The High Court of each province exercises:

 

  • Original jurisdiction over prosecution of offenses committed within a particular province.
  • Admiralty jurisdiction, which is usually exercised in Colombo, the capital city.
  • Commercial jurisdiction, which is vested by the High Court of the Provinces (SpecialProvisions) Act, No. 10 of 1996.
  • Jurisdiction to hear cases involving attempts to influence the outcome of a decision made, or an order issued, by the Judicial Service Commission. This jurisdiction is vested by Article 111 L (2) of the Constitution.
  • Applications for the return of, or access to, a child, under the Hague Convention, is handled by the High Court of the Western Province (Civil Aspects of International Child Abduction Act, No:10 of 2001).
  • Appellate jurisdiction over convictions, sentences, and orders imposed by the Magistrate’s Courts and Primary Courts within the province.
  • Writ jurisdiction in respect to powers exercised under any law or statutes enacted by the Provincial Council of that particular province, with regard to an issue delineated in the Provincial Council List.
  • Appeals of decisions reached by Labor Tribunals, Agrarian Tribunals, and Small Claims Courts.

 

The Provincial High Court sits in the following cities: Colombo, Kalutara, Galle, Matara, Batticaloa, Jaffna, Chilaw, Negombo, Gampaha, Kegalle, Kurunegala, Kandy, Avissawella, Ratnapura, Badulla, and Anuradhapura.
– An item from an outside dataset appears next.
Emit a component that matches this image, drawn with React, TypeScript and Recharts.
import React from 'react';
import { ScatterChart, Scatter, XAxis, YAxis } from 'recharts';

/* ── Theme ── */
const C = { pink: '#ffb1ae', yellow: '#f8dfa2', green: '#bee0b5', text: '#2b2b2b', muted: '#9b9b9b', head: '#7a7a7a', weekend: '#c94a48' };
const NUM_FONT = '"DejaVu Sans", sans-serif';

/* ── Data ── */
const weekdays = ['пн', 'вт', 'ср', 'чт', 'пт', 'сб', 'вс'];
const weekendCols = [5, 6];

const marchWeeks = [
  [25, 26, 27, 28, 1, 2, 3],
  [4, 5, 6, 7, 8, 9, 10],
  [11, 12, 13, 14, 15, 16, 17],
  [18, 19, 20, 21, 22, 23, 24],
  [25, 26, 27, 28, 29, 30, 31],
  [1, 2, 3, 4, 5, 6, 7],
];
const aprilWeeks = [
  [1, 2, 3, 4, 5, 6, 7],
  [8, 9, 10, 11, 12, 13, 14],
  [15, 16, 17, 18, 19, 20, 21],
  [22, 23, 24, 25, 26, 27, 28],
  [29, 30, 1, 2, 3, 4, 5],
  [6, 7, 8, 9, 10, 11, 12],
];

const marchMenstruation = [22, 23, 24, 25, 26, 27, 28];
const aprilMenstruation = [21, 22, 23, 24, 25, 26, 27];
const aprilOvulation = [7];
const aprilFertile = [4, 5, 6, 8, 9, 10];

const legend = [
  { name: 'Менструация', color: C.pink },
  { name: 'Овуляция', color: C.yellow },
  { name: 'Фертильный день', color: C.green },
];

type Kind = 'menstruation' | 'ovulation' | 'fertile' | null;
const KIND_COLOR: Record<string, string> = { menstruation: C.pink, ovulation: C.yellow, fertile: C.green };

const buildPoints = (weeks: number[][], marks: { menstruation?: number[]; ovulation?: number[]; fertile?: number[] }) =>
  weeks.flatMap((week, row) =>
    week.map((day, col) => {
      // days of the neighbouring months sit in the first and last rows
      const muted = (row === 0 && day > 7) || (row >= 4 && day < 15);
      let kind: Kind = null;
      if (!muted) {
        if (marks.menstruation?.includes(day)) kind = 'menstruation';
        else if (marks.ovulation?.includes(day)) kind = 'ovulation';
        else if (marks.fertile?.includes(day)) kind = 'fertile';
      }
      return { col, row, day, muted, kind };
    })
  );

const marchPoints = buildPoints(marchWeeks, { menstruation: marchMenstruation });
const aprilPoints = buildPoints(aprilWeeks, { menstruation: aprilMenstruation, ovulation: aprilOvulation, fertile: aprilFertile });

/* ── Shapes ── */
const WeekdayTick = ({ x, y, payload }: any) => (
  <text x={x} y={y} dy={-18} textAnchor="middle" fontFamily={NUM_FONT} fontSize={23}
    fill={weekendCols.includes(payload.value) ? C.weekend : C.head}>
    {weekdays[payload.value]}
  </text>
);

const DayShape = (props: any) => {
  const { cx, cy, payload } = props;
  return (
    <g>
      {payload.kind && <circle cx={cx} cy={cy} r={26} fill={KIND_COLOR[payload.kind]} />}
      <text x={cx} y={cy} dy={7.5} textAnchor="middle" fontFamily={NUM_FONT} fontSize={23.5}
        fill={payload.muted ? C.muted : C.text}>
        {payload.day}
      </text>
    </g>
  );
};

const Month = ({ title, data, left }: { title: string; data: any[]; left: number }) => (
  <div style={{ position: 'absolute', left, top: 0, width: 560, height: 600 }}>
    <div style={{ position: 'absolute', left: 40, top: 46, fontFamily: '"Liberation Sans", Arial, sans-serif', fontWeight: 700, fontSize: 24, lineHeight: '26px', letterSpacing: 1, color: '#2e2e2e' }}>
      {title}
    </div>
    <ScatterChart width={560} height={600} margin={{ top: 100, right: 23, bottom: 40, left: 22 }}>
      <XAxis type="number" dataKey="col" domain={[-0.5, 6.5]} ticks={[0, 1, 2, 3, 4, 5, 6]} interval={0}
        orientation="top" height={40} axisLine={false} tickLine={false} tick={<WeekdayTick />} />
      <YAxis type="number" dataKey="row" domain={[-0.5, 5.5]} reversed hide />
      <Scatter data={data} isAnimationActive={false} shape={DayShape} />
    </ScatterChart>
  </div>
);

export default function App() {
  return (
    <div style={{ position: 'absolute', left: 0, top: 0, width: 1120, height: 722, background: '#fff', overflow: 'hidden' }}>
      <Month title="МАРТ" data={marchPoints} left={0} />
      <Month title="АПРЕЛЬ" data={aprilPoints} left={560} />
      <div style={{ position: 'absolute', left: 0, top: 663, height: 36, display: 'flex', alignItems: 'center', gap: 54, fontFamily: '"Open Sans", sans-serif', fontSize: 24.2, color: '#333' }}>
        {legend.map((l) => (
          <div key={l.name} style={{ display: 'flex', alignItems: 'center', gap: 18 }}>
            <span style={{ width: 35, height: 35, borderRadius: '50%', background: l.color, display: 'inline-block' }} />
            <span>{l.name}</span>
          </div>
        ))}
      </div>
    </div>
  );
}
Judges of the High Court are appointed by the President of the Republic on the recommendation of the Judicial Service Commission, and in consultation with the Attorney-General. The President of the Republic, acting on the advice of the Judicial Service Commission, exercises authority in disciplinary matters concerning the High Court judges. The President may terminate the service of a High Court judge on the advice of the Judicial Service Commission.

 

The Judicial Service Commission (JSC)was established by the enactment of Article 111D of the Constitution, incorporated by the 17th Amendment, which became effective on October 3, 2001. The JSC is composed of the Chief Justice (as Chairman) and two other judges of the Supreme Court appointed by the President of the Republic.